» **WRITTEN REQUEST**
Transcribe the records that follow exactly. Skip the pictures.
+++ ENTRIES SHOWN +++
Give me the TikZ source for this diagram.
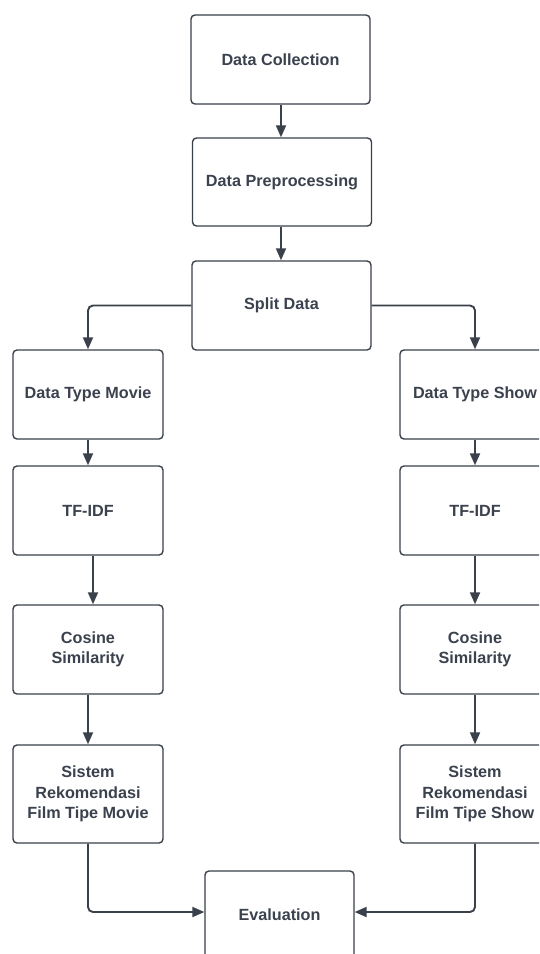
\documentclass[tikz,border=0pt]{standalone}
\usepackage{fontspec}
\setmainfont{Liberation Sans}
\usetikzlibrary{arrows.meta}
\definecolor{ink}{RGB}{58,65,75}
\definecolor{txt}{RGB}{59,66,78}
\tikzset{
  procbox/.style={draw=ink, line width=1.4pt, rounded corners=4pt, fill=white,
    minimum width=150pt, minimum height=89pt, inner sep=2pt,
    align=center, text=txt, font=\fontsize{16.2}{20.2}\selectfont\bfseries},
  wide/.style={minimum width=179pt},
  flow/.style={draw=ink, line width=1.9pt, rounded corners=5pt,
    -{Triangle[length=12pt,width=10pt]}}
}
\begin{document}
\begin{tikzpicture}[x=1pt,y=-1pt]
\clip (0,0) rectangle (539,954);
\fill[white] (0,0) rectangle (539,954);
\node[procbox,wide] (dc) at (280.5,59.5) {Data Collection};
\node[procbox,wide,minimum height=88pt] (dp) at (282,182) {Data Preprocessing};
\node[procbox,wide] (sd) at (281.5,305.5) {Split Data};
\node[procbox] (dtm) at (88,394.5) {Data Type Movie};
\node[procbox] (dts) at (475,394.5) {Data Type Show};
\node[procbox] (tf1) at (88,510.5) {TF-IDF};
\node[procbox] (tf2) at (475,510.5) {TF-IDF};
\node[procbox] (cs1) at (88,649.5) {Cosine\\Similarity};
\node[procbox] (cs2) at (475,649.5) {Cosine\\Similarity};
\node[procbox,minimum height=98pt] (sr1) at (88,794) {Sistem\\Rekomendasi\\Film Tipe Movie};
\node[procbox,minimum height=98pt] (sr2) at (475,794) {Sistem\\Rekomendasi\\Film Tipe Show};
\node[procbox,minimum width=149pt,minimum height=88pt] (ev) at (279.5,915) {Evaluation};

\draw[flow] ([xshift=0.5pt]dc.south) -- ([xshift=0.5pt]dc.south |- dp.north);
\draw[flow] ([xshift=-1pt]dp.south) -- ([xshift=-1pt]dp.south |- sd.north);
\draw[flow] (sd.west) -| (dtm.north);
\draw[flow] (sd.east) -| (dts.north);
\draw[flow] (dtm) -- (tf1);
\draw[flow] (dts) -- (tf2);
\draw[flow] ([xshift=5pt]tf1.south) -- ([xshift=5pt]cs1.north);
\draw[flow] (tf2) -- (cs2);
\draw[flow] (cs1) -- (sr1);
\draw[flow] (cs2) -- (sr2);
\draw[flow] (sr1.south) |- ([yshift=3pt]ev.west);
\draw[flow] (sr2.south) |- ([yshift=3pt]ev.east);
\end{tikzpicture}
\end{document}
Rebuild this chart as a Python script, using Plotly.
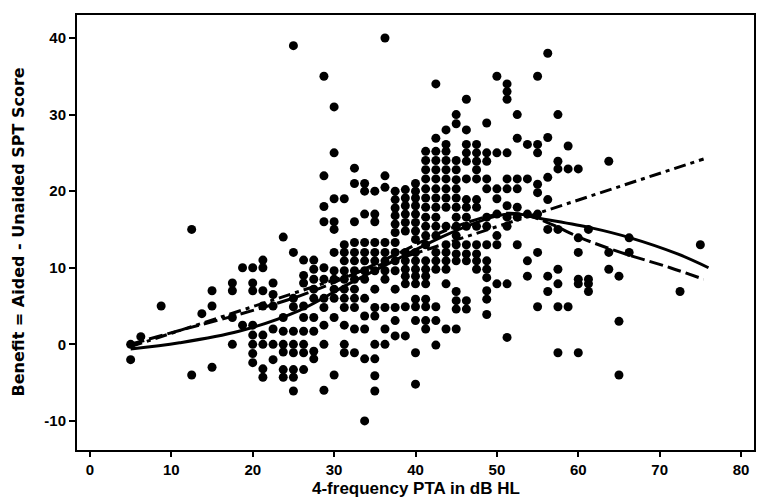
+++
» **FINISHED ANSWER**
Give me the TikZ source for this diagram.
\documentclass[tikz,border=0pt]{standalone}
\usepackage{fontspec}
\setmainfont{Liberation Sans}
\usetikzlibrary{arrows.meta}
\definecolor{ink}{RGB}{58,65,75}
\definecolor{txt}{RGB}{59,66,78}
\tikzset{
  procbox/.style={draw=ink, line width=1.4pt, rounded corners=4pt, fill=white,
    minimum width=150pt, minimum height=89pt, inner sep=2pt,
    align=center, text=txt, font=\fontsize{16.2}{20.2}\selectfont\bfseries},
  wide/.style={minimum width=179pt},
  flow/.style={draw=ink, line width=1.9pt, rounded corners=5pt,
    -{Triangle[length=12pt,width=10pt]}}
}
\begin{document}
\begin{tikzpicture}[x=1pt,y=-1pt]
\clip (0,0) rectangle (539,954);
\fill[white] (0,0) rectangle (539,954);
\node[procbox,wide] (dc) at (280.5,59.5) {Data Collection};
\node[procbox,wide,minimum height=88pt] (dp) at (282,182) {Data Preprocessing};
\node[procbox,wide] (sd) at (281.5,305.5) {Split Data};
\node[procbox] (dtm) at (88,394.5) {Data Type Movie};
\node[procbox] (dts) at (475,394.5) {Data Type Show};
\node[procbox] (tf1) at (88,510.5) {TF-IDF};
\node[procbox] (tf2) at (475,510.5) {TF-IDF};
\node[procbox] (cs1) at (88,649.5) {Cosine\\Similarity};
\node[procbox] (cs2) at (475,649.5) {Cosine\\Similarity};
\node[procbox,minimum height=98pt] (sr1) at (88,794) {Sistem\\Rekomendasi\\Film Tipe Movie};
\node[procbox,minimum height=98pt] (sr2) at (475,794) {Sistem\\Rekomendasi\\Film Tipe Show};
\node[procbox,minimum width=149pt,minimum height=88pt] (ev) at (279.5,915) {Evaluation};

\draw[flow] ([xshift=0.5pt]dc.south) -- ([xshift=0.5pt]dc.south |- dp.north);
\draw[flow] ([xshift=-1pt]dp.south) -- ([xshift=-1pt]dp.south |- sd.north);
\draw[flow] (sd.west) -| (dtm.north);
\draw[flow] (sd.east) -| (dts.north);
\draw[flow] (dtm) -- (tf1);
\draw[flow] (dts) -- (tf2);
\draw[flow] ([xshift=5pt]tf1.south) -- ([xshift=5pt]cs1.north);
\draw[flow] (tf2) -- (cs2);
\draw[flow] (cs1) -- (sr1);
\draw[flow] (cs2) -- (sr2);
\draw[flow] (sr1.south) |- ([yshift=3pt]ev.west);
\draw[flow] (sr2.south) |- ([yshift=3pt]ev.east);
\end{tikzpicture}
\end{document}
Rebuild this chart as a Python script, using Plotly.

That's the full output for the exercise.